I completely agree with the assessment of hornwort, inevitably you're going to get a bunch of fronds shedding in your tank and it's a very sloppy looking plant anyway, in my opinion.


----------



## BlueHaven (Jul 17, 2010)

The above posts are right! 
Except i'm different with hornwort, even though it sheds alot, I think it's pretty because it reminds me of pine trees and Christmas. I like the way it hangs there, sometimes you can adjust it's appearance. I just got it though, so I don't really have much advice on it, just another opinion on it. It needs direct light, medium light, i've been keeping it for around 2 weeks with the light on (10 flourescent watt) for 12 hours a day and it's been doing just fine. The shedding, if it annoys one, would need frequent maintainance in getting rid of though. It IS picky about light.


----------



## Waterbottle2 (Sep 8, 2010)

Adastra said:


> I prefer to use christmas moss when I'm looking to attach moss to something.. java moss is very easy to grow but you tend to get a lot of flyaway tendrils that stick to your other plants and look quite sloppy. Christmas moss is thicker and more "branchy"--it's more sculptable.
> 
> As for grassy things--I think you should consider lilaeopsis (microswords) instead. It makes for a nice grassy groundcover, but it's a bit thicker and taller and grows wonderfully in low light. It's much less demanding.
> 
> I completely agree with the assessment of hornwort, inevitably you're going to get a bunch of fronds shedding in your tank and it's a very sloppy looking plant anyway, in my opinion.


 
Thank you so much I'll look into microswords. and christmas moss.
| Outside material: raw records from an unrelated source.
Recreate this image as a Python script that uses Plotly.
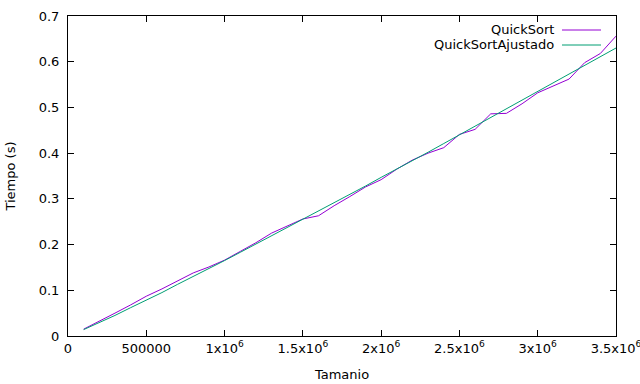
import plotly.graph_objects as go

tamanio = [100000 * i for i in range(1, 36)]
quicksort = [0.015, 0.032, 0.050, 0.068, 0.087, 0.103, 0.120, 0.138, 0.151, 0.166,
             0.185, 0.204, 0.225, 0.240, 0.256, 0.263, 0.285, 0.305, 0.326, 0.342,
             0.365, 0.385, 0.400, 0.412, 0.441, 0.452, 0.486, 0.487, 0.508, 0.532,
             0.547, 0.562, 0.598, 0.618, 0.656]
quicksort_ajustado = [0.014, 0.029, 0.045, 0.062, 0.078, 0.095, 0.113, 0.130, 0.147, 0.165,
                      0.183, 0.201, 0.219, 0.237, 0.255, 0.273, 0.291, 0.310, 0.328, 0.347,
                      0.365, 0.384, 0.402, 0.421, 0.440, 0.459, 0.478, 0.496, 0.515, 0.534,
                      0.553, 0.572, 0.592, 0.611, 0.630]

x_ticks = [0, 500000, 1000000, 1500000, 2000000, 2500000, 3000000, 3500000]
x_tick_labels = ["0", "500000", "1x10<sup>6</sup>", "1.5x10<sup>6</sup>", "2x10<sup>6</sup>",
                 "2.5x10<sup>6</sup>", "3x10<sup>6</sup>", "3.5x10<sup>6</sup>"]
y_ticks = [0, 0.1, 0.2, 0.3, 0.4, 0.5, 0.6, 0.7]
y_tick_labels = ["0", "0.1", "0.2", "0.3", "0.4", "0.5", "0.6", "0.7"]

names = ["QuickSort", "QuickSortAjustado"]
colors = ["#9400d3", "#009e73"]

fig = go.Figure()
for name, ys, c in zip(names, [quicksort, quicksort_ajustado], colors):
    fig.add_trace(go.Scatter(x=tamanio, y=ys, mode="lines", name=name,
                             line=dict(color=c, width=1), showlegend=False,
                             hoverinfo="skip"))

W, H = 640, 384
L, R, T, B = 68, 24, 16, 48
pw, ph = W - L - R, H - T - B

def px(xp):
    return (xp - L) / pw

def py(yp):
    return (H - B - yp) / ph

font = dict(family="DejaVu Sans", size=13, color="black")

annotations = []
shapes = []
for i, (name, c) in enumerate(zip(names, colors)):
    yy = 30 + 15 * i
    annotations.append(dict(x=px(556), y=py(yy), xref="paper", yref="paper",
                            text=name, showarrow=False, xanchor="right",
                            yanchor="middle", font=font))
    shapes.append(dict(type="line", xref="paper", yref="paper",
                       x0=px(562), x1=px(601), y0=py(yy), y1=py(yy),
                       line=dict(color=c, width=1)))

axis_common = dict(showline=True, linecolor="black", linewidth=1, mirror="ticks",
                   ticks="inside", ticklen=6, tickcolor="black", tickwidth=1,
                   showgrid=False, zeroline=False, tickfont=font,
                   ticklabeloverflow="allow", automargin=False)

fig.update_layout(
    width=W, height=H,
    margin=dict(l=L, r=R, t=T, b=B),
    paper_bgcolor="white", plot_bgcolor="white",
    font=font,
    xaxis=dict(range=[0, 3500000], tickvals=x_ticks, ticktext=x_tick_labels,
               title=dict(text="Tamanio", font=font, standoff=15), **axis_common),
    yaxis=dict(range=[0, 0.7], tickvals=y_ticks, ticktext=y_tick_labels,
               ticklabelstandoff=5,
               title=dict(text="Tiempo (s)", font=font, standoff=20), **axis_common),
    annotations=annotations,
    shapes=shapes,
)

fig.write_html("out.html")
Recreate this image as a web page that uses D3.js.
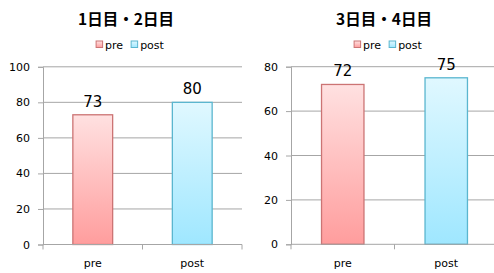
<!DOCTYPE html>
<html><head><meta charset="utf-8">
<script src="https://cdn.jsdelivr.net/npm/d3@7"></script>
<style>body{margin:0;background:#fff}svg{display:block}</style>
</head><body>
<svg id="c" width="494" height="273"></svg>
<script>
const categories = ["pre", "post"];
const titles = ["1日目・2日目", "3日目・4日目"];
const valuesA = [73, 80];
const valuesB = [72, 75];
const ticksA = [0, 20, 40, 60, 80, 100];
const ticksB = [0, 20, 40, 60, 80];

const svg = d3.select("#c");
const defs = svg.append("defs");
const grads = [
  {id: "gPre", top: "#ffe1e1", bot: "#ff9d9d", stroke: "#cc7474"},
  {id: "gPost", top: "#e0f8ff", bot: "#9fe7ff", stroke: "#5ab6cf"}
];
grads.forEach(g => {
  const lg = defs.append("linearGradient").attr("id", g.id).attr("x1", 0).attr("y1", 0).attr("x2", 0).attr("y2", 1);
  lg.append("stop").attr("offset", "0%").attr("stop-color", g.top);
  lg.append("stop").attr("offset", "100%").attr("stop-color", g.bot);
});

const font = "'DejaVu Sans', sans-serif";
const panels = [
  {title: titles[0], values: valuesA, ticks: ticksA, max: 100, x0: 43, x1: 242, yT: 66.8, yB: 244.5, cx: 126, pad: 0.6},
  {title: titles[1], values: valuesB, ticks: ticksB, max: 80, x0: 291, x1: 498, yT: 66.7, yB: 244.3, cx: 384, pad: 0.59}
];

panels.forEach(p => {
  const g = svg.append("g");
  const x = d3.scaleBand().domain(categories).range([p.x0, p.x1]).paddingInner(p.pad).paddingOuter(p.pad / 2);
  const y = d3.scaleLinear().domain([0, p.max]).range([p.yB, p.yT]);

  // title
  g.append("text").attr("x", p.cx).attr("y", 25).attr("text-anchor", "middle")
    .attr("font-family", "'Noto Sans CJK JP', sans-serif").attr("font-weight", "bold")
    .attr("font-size", 15.5).attr("fill", "#000").text(p.title);

  // legend
  const lg = g.append("g");
  const items = [{name: categories[0], g: grads[0]}, {name: categories[1], g: grads[1]}];
  let lx = 0;
  const widths = [];
  items.forEach((it, i) => {
    const ig = lg.append("g").attr("transform", `translate(${lx},0)`);
    ig.append("rect").attr("x", 0).attr("y", 41).attr("width", 6.5).attr("height", 6.5)
      .attr("fill", `url(#${it.g.id})`).attr("stroke", it.g.stroke).attr("stroke-width", 1);
    const t = ig.append("text").attr("x", 9).attr("y", 48.5).attr("font-family", font)
      .attr("font-size", 11).attr("fill", "#000").text(it.name);
    const w = 9 + t.node().getComputedTextLength();
    lx += w + 8;
  });
  const totalW = lx - 8;
  lg.attr("transform", `translate(${p.cx + 4 - totalW / 2},0)`);

  // gridlines
  g.selectAll("line.grid").data(p.ticks.filter(t => t > 0)).enter().append("line")
    .attr("x1", p.x0).attr("x2", p.x1).attr("y1", d => y(d)).attr("y2", d => y(d))
    .attr("stroke", "#a6a6a6").attr("stroke-width", 1);

  // y axis
  const ya = d3.axisLeft(y).tickValues(p.ticks).tickSize(5).tickPadding(8);
  const yg = g.append("g").attr("transform", `translate(${p.x0},0)`).call(ya);
  yg.select(".domain").attr("stroke", "#a6a6a6");
  yg.selectAll(".tick line").attr("stroke", "#a6a6a6");
  yg.selectAll(".tick text").attr("font-family", font).attr("font-size", 11).attr("fill", "#000");

  // bars
  g.selectAll("rect.bar").data(p.values).enter().append("rect")
    .attr("x", (d, i) => x(categories[i])).attr("width", x.bandwidth())
    .attr("y", d => y(d)).attr("height", d => y(0) - y(d))
    .attr("fill", (d, i) => `url(#${grads[i].id})`)
    .attr("stroke", (d, i) => grads[i].stroke).attr("stroke-width", 1.3);

  // x axis
  g.append("line").attr("x1", p.x0).attr("x2", p.x1).attr("y1", y(0)).attr("y2", y(0))
    .attr("stroke", "#a6a6a6");
  const step = x.step();
  const bounds = [p.x0, p.x0 + step, p.x0 + 2 * step];
  g.selectAll("line.xt").data(bounds).enter().append("line")
    .attr("x1", d => d).attr("x2", d => d).attr("y1", y(0)).attr("y2", y(0) + 5)
    .attr("stroke", "#a6a6a6");
  g.selectAll("text.cat").data(categories).enter().append("text")
    .attr("x", d => x(d) + x.bandwidth() / 2).attr("y", 267).attr("text-anchor", "middle")
    .attr("font-family", font).attr("font-size", 11).attr("fill", "#000").text(d => d);

  // value labels
  g.selectAll("text.val").data(p.values).enter().append("text")
    .attr("x", (d, i) => x(categories[i]) + x.bandwidth() / 2).attr("y", d => y(d) - 8)
    .attr("text-anchor", "middle").attr("font-family", font).attr("font-size", 15)
    .attr("fill", "#000").text(d => d);
});
</script>
</body></html>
I heard dwarf grass was hard to take care of I'm just looking for somethin smple  that i can plant in my substrate. 
Anyways thanks again guys that idea with the bucket of water is a good one and i'll definetely try it to clean my plants


----------



## celine18 (Sep 25, 2010)

hi there, if you look on the second page of this thread here it tells you how to wash plants in a bleach solution. i tried it on some plants a few days ago and so far they're lookin ok.


----------